Gerhard Ludwig Müller und Papst Franziskus sind nicht dafür bekannt, die besten Freunde im Vatikan zu sein. Eher im Gegenteil. Der deutsche Kardinal musste nach Franziskus' Amtsantritt das mächtige Amt des Präfekten der Glaubenskongregation (2012-2017) abgeben. Der wortgewaltige Konservative fand aber auch weiter Themen, um aufzufallen: Zuletzt trat er mit seltsamen Thesen zur Corona-Politik in Erscheinung. Aber in einem ist Müller sich dann doch einig mit dem Oberhaupt der katholischen Kirche. "Zugeständnisse an den Zeitgeist", die findet er schlimm. Gemeint ist damit in dem Fall der Synodale Weg, der Reformprozess der Kirche in Deutschland.

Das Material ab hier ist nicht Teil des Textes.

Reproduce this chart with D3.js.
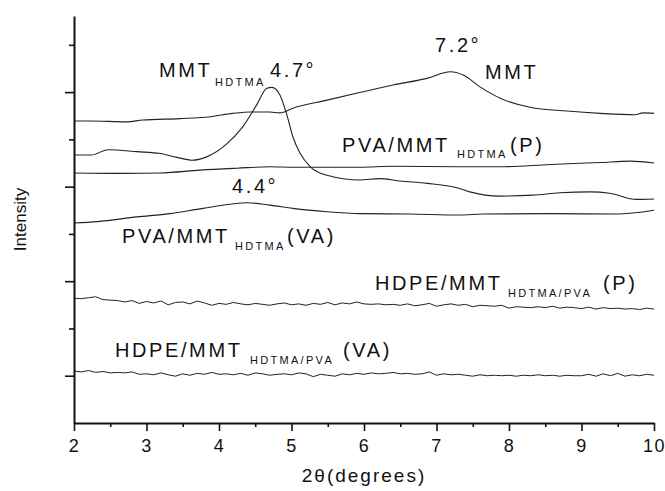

Der Vatikan hatte erst kürzlich in harschem Ton - ohne Absender und Datum - klargestellt, dass der Synodale Weg der deutschen Katholiken "nicht befugt" sei, die Leitungsstrukturen der Kirche oder gar die Lehre zu verändern. Als Grund für die Mahnung wurden eine mögliche "Verletzung der kirchlichen Gemeinschaft und Bedrohung der Einheit der Kirche" genannt. Der Synodale Weg strebt konkrete Reformen in den Bereichen Sexualmoral, Umgang mit Macht, Stellung der Frau und Pflichtzölibat (Ehelosigkeit) der Priester an. In die gleiche Kerbe haut nun Müller, ehemals Bischof von Regensburg, im Gespräch mit der dpa in Rom. Die deutschen Katholiken gäben sich hier einer Illusion hin, sagte er. Und: Die Reform habe keinerlei Chance auf Umsetzung. "Der Grund dafür ist nicht, dass wir hier in Rom diktatorisch auf unseren Überzeugungen beharren oder Macht ausüben wollen. Der Grund ist, dass die Kirche von Jesus Christus eingesetzt und entworfen worden ist. Wir haben keine Vollmacht, diese Ordnung zu verändern."
Die Laien hätten ja das Recht, mitzuwirken - in Pfarrgemeinderäten und Diözesanräten
Müller betonte, er sei nicht dafür, den Synodalen Weg komplett aufzugeben. Die Laien hätten ein Recht, mitzuwirken, und dies geschehe ja auch auf vielfältige Weise etwa in Pfarrgemeinderäten und Diözesanräten. Die Deutsche Bischofskonferenz und das Zentralkomitee der deutschen Katholiken (ZdK) sollten aber aufhören, den Eindruck zu erwecken, dass sie durch ihren nationalen Prozess die katholische Weltkirche in wesentlichen Punkten nach ihrem Gutdünken umkrempeln könnten.
Ob sich der Papst über derlei Unterstützung freut, ist nicht bekannt. Die Reaktion in Deutschland war auch so empört genug. Immerhin hat Franziskus nun erzählt, dass das Schreiben vom vatikanischen Staatssekretariat verfasst worden sei; dass das nicht im Brief stand, sei ein Versehen und keine böse Absicht gewesen.